Since the early days of the Internet boom in the late 1990s, Korean Internet users have shown a strong favor for locally grown sites. For example, Google and Yahoo respectively have less than 5 percent of the search-engine market share, while Korean search engines Naver, Daum, and Nate continue to prosper. Social-networking sites such as Facebook and MySpace have even weaker presences here though the latter hopes to open a Korean site in the first half of the year.
Recognizing the cultural and language barriers, YouTube's Arsiwala said that the Korean version will have locally-made content from seven local Internet, broadcasting and entertainment firms, including CJ Internet, TU Media and JYP Entertainment.
Localization, however, looks far from complete. On Wednesday afternoon, its front page of site carried more English- and Japanese-language videos than Korean ones.
Censorship is another critical issue that YouTube must solve. The Korean government enforces relatively strict guidelines for sexual, violent, or politically controversial contents on Web sites. So major local portals such as Naver and Daum employ several hundreds of monitors in Korea and in China who check all video and text content and filter inappropriate material 24 hours a day.
YouTube's Arsiwala said Wednesday that the firm will do its best to comply with the Korean regulations. But there certainly will be loopholes because of the sheer amount of the videos uploaded onto the site ― Arsiwala says that YouTube sees about 10 hours of videos uploaded every minute.
The site already had clashes in other countries on the censorship issue. Most recently, the Turkish government last week blocked access to YouTube because of clips allegedly insulting the country's founding father Mustafa Kemal Ataturk, which is illegal there. China also temporarily blocked it last year due to the censorship of the Taiwanese flag.

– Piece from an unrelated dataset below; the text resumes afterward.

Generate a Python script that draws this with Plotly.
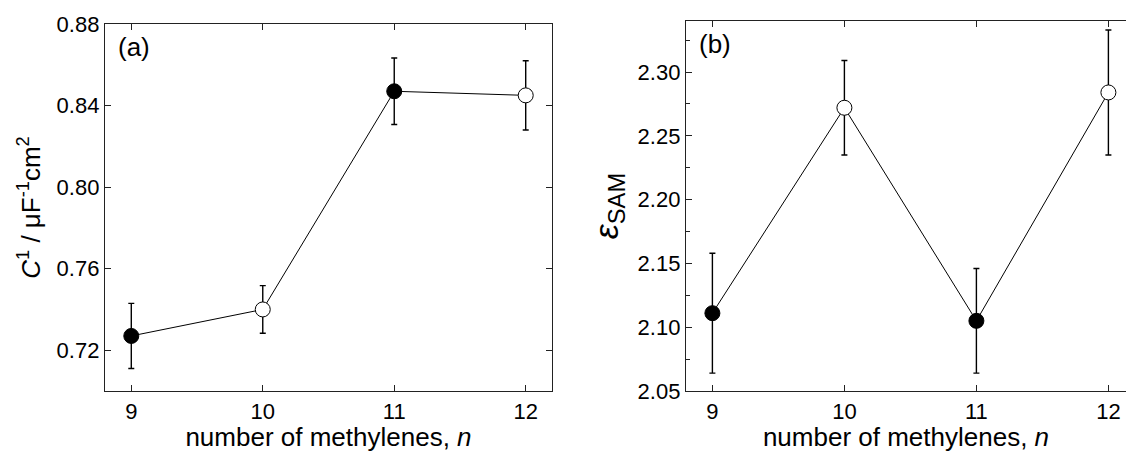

YouTube was created in 2005, and was acquired by Google for $1.65 billion last year. It became famous in Korea in late 2006 when several overseas newspapers including the New York Times highlighted a young Korean guitarist who became a superstar with his YouTube video clip, which has been viewed more than 36 million times on the site.
Lim Jeong-hyun, the 23-year-old guitarist, said being a YouTube star was a pleasant experience.
``I went backpacking around Europe last year and played guitar on the street from time to time, and I was surprised that many people recognized me saying they had watched me on YouTube,'' he said at the press conference.